> **Written task**: Copy from the first line below down to and including the line with "const yTitle = 'Return to\nShareholders';". Skip the pictures.

^^^^^^^^^^^^^^^^

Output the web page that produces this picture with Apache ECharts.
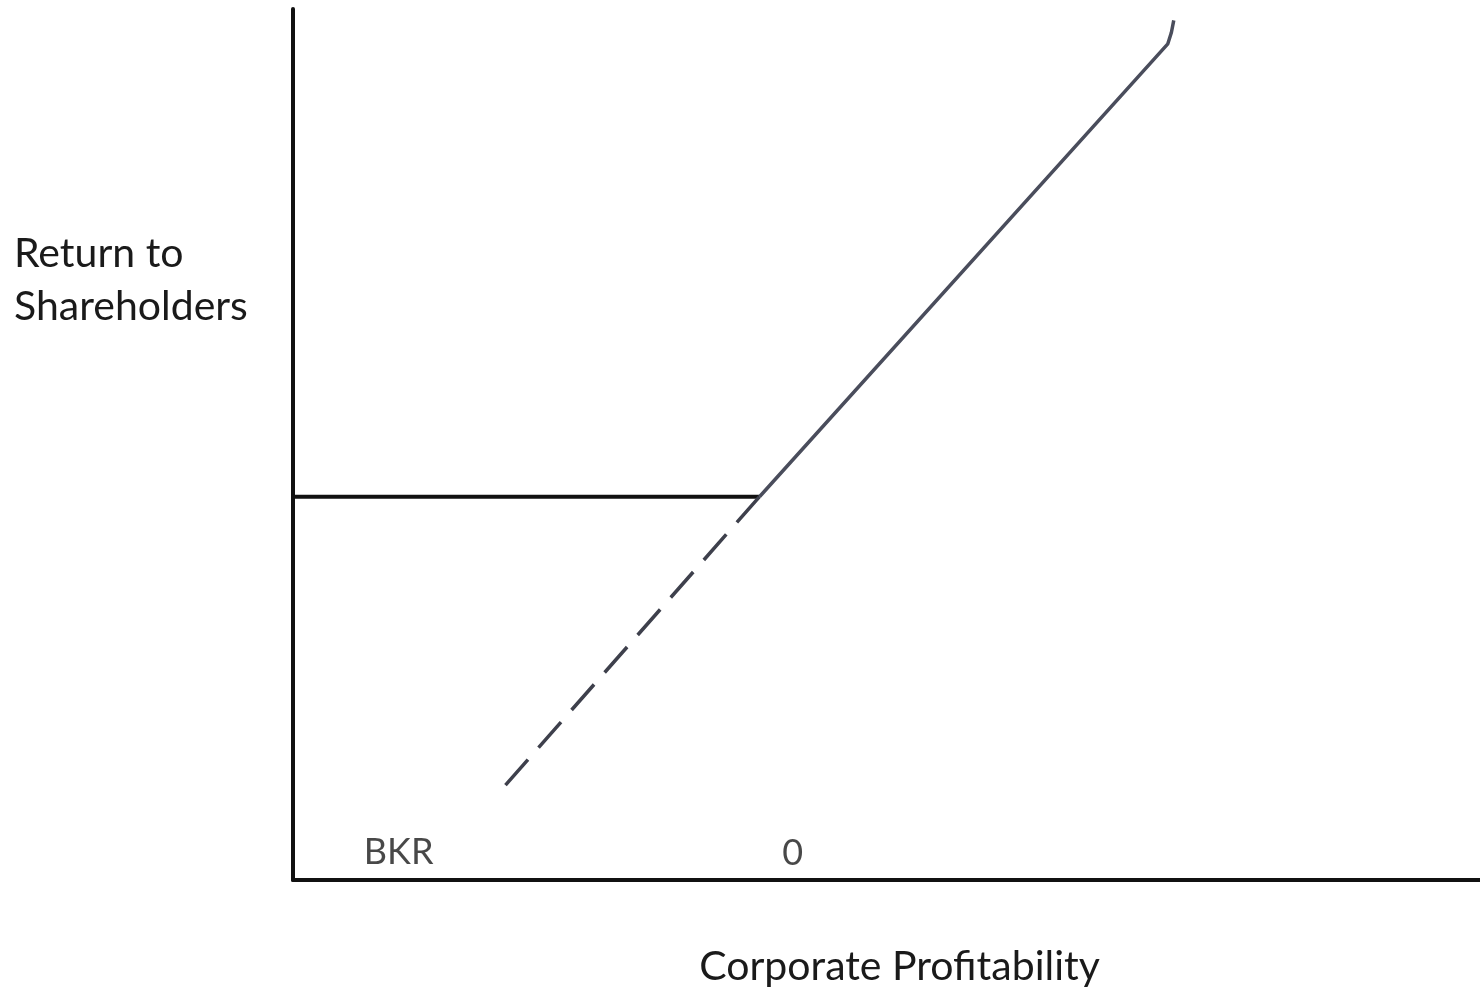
<!DOCTYPE html>
<html>
<head>
<meta charset="utf-8">
<style>html,body{margin:0;padding:0;background:#fff;}#chart{width:1480px;height:991px;}</style>
<script src="https://cdn.jsdelivr.net/npm/echarts@6/dist/echarts.min.js"></script>
</head>
<body>
<div id="chart"></div>
<script>
// Data (conceptual units: x 0..100 across the plot, y 0..100 up the plot)
const floorLine = [[0, 44.0], [39.3, 44.0]];
const solidLine = [[39.3, 44.0], [73.7, 96.0], [74.0, 97.3], [74.2, 98.7]];
const dashedLine = [[17.9, 10.9], [39.3, 44.0]];
const pointLabels = [['BKR', 8.9, 3.2], ['0', 42.1, 3.1]];
const xTitle = 'Corporate Profitability';
const yTitle = 'Return to\nShareholders';

const chart = echarts.init(document.getElementById('chart'));
const font = 'Lato, "Open Sans", sans-serif';
chart.setOption({
  animation: false,
  backgroundColor: '#fff',
  grid: { left: 293, right: 0, top: 9, bottom: 111, outerBoundsMode: 'none', containLabel: false },
  xAxis: {
    type: 'value', min: 0, max: 100,
    axisLine: { show: true, onZero: false, lineStyle: { color: '#111', width: 4 } },
    axisTick: { show: false }, axisLabel: { show: false }, splitLine: { show: false },
    name: xTitle, nameLocation: 'middle', nameGap: 66,
    nameTextStyle: { fontFamily: font, fontSize: 41, color: '#1a1a1a', padding: [0, 0, 0, 26] }
  },
  yAxis: {
    type: 'value', min: 0, max: 100,
    axisLine: { show: true, onZero: false, lineStyle: { color: '#111', width: 4 } },
    axisTick: { show: false }, axisLabel: { show: false }, splitLine: { show: false }
  },
  graphic: [{
    type: 'text', left: 14, top: 227,
    style: { text: yTitle, font: '41px ' + font, fill: '#1a1a1a', lineHeight: 53 }
  }],
  series: [
    { type: 'line', data: floorLine, symbol: 'none', lineStyle: { color: '#111', width: 4 } },
    { type: 'line', data: solidLine, symbol: 'none', lineStyle: { color: '#4a4d5c', width: 3.5 } },
    { type: 'line', data: dashedLine, symbol: 'none',
      lineStyle: { color: '#3e404c', width: 3.5, type: [34, 16] } },
    { type: 'scatter', symbolSize: 0,
      data: pointLabels.map(p => ({ value: [p[1], p[2]], name: p[0] })),
      label: { show: true, position: 'inside', formatter: '{b}',
        fontFamily: font, fontSize: 36, color: '#1a1a1a', textBorderWidth: 0 } }
  ]
});
</script>
</body>
</html>
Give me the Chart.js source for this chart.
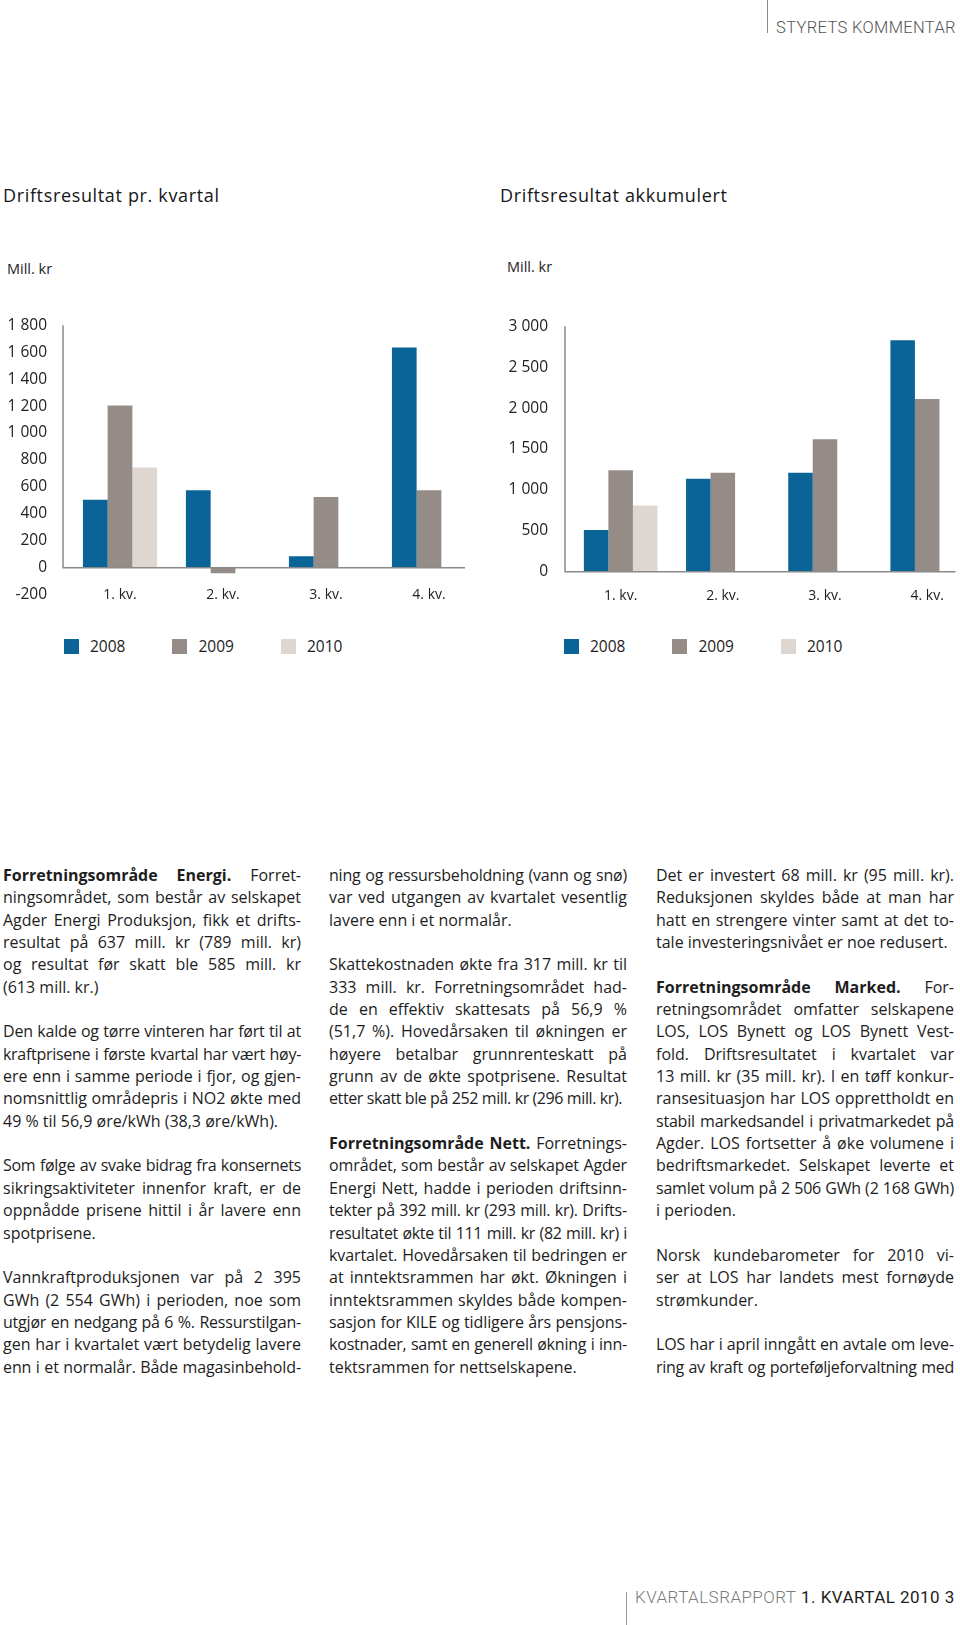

^^^^^^^^^^^^^^^^

> **Complete output**:
Output the web page that produces this picture with Apache ECharts.
<!DOCTYPE html>
<html>
<head>
<meta charset="utf-8">
<style>html,body{margin:0;padding:0;background:#fff;}#chart{width:1480px;height:991px;}</style>
<script src="https://cdn.jsdelivr.net/npm/echarts@6/dist/echarts.min.js"></script>
</head>
<body>
<div id="chart"></div>
<script>
// Data (conceptual units: x 0..100 across the plot, y 0..100 up the plot)
const floorLine = [[0, 44.0], [39.3, 44.0]];
const solidLine = [[39.3, 44.0], [73.7, 96.0], [74.0, 97.3], [74.2, 98.7]];
const dashedLine = [[17.9, 10.9], [39.3, 44.0]];
const pointLabels = [['BKR', 8.9, 3.2], ['0', 42.1, 3.1]];
const xTitle = 'Corporate Profitability';
const yTitle = 'Return to\nShareholders';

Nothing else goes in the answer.